Written by El Puerquito Magnifico
When it was announced that Paramount Pictures and MTV would be making the latest offering from Johnny Knoxville & Co. available for free download, I was intrigued. It was an interesting way to promote a movie, and I certainly wanted to check it out for my review. Unfortunately, I was caught in the middle of a winter storm and my internet was knocked out all weekend. Lucky for me (and you), I received a copy of Jackass 2.5 in the mail, so I was able to watch it after all.
Before opening the package, the question entered my mind: Do I actually need to review this movie? Unless you’ve been living under a rock for the past eight years, you know the cast of the Jackass TV show and films, and if you know who they are and what they’re all about, you already know whether or not you want to watch this movie. I’m not going to convince you that you want to watch a bunch of drunks hit golf balls off of tees perched precariously in their buttholes. If you want to watch these guys fill squirt guns with urine and shoot them at each other, my negative review will do nothing to stop you from doing so. You either like Jackass or you don’t, there isn’t usually much of a middle ground. People generally fall into two camps, those who find the Jackass boys to be humorous and those who find them to be… well, a bunch of jackasses.
The story behind Jackass 2.5 is that they filmed tons of footage for Jackass Number 2, and this is the leftovers. The stuff that didn’t make the cut for a variety of reasons. Actually, as far as I can tell, there’s only two reasons. One is that a lot of this stuff just isn’t that funny. It’s a lot of rehashed jokes that you’ve seen before, or jokes that just didn’t deserve to be in the movie. You pick the best skits for a theatrical release, and the stuff that isn’t good enough gets recycled as a DVD extra or, in this case, another, not-quite-feature-length, movie.
The other reason a lot of this material didn’t make the movie is that it’s really disgusting. I mean, disgusting even by Jackass standards. There’s more puking in this movie, more flatulence, more accidental (and intentional) pooping and more nutsacks in this movie than in any other Jackass movie, and this one is only an hour long!
While it is the most hit-or-miss of the Jackass films, when it hits, it hits hard. I’m not going to act like I didn’t laugh out loud on more than one occasion (but to be fair, I had been drinking, which is probably the preferred state of mind when watching a movie like this). It was pretty cool and somehow very appropriate to see the boys in India with the man who holds the Guinness World’s Record for the longest fingernails.
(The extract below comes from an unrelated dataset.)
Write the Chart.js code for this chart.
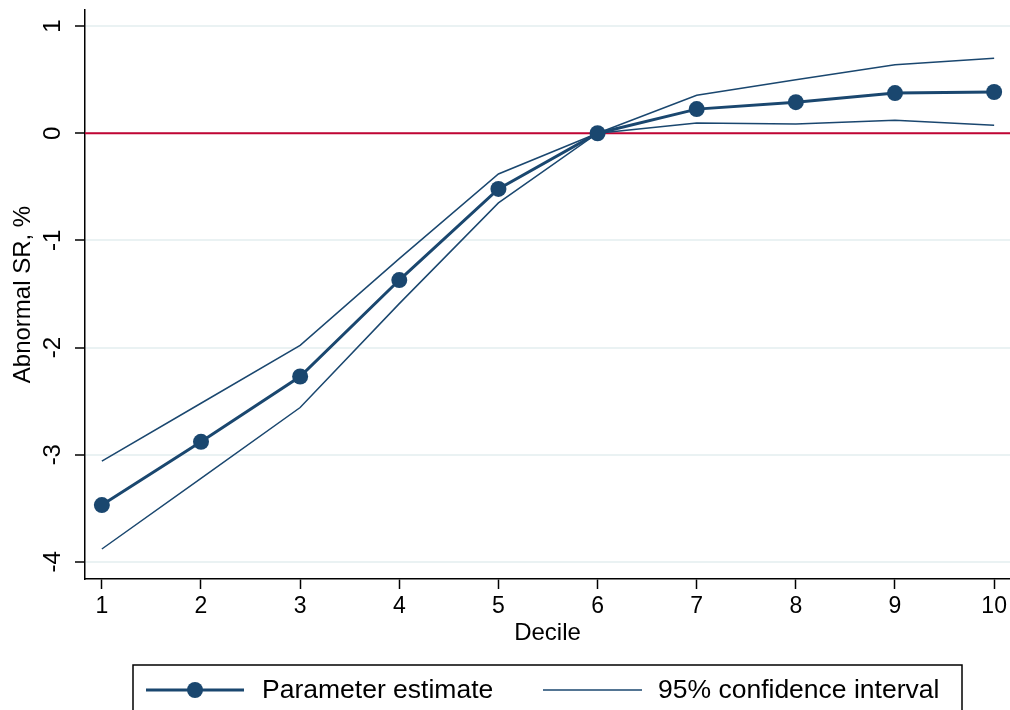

It was even cooler to see Steve-O drink beer poured over that man’s 50-year-old growths, and then throw it all back up. I mean, that’s entertainment! We also got to glean a little insight from Johnny Knoxville concerning his love of the “old man” character he often plays. It’s the only time he can go out in public without being recognized and pull some pranks like he used to back in the old days.
Long story short, it goes like this: If you like Jackass, you’ll like this movie. You probably just won’t like it quite as much as all the other Jackass stuff that came before it.
The DVD features a “Making of Jackass 2.5” feature, which is basically the same movie, but told in a slightly different way. Sort of like the Richard Donner cut of Superman II, the only major difference being that in this film, you get to see the star peeing on the director. There’s also a Making of Jackass: The Game, which shows how the guys did some motion-capture stuff for their upcoming video game, which actually looks pretty fun. A lot of work went into making sure the game captured the essence of the show.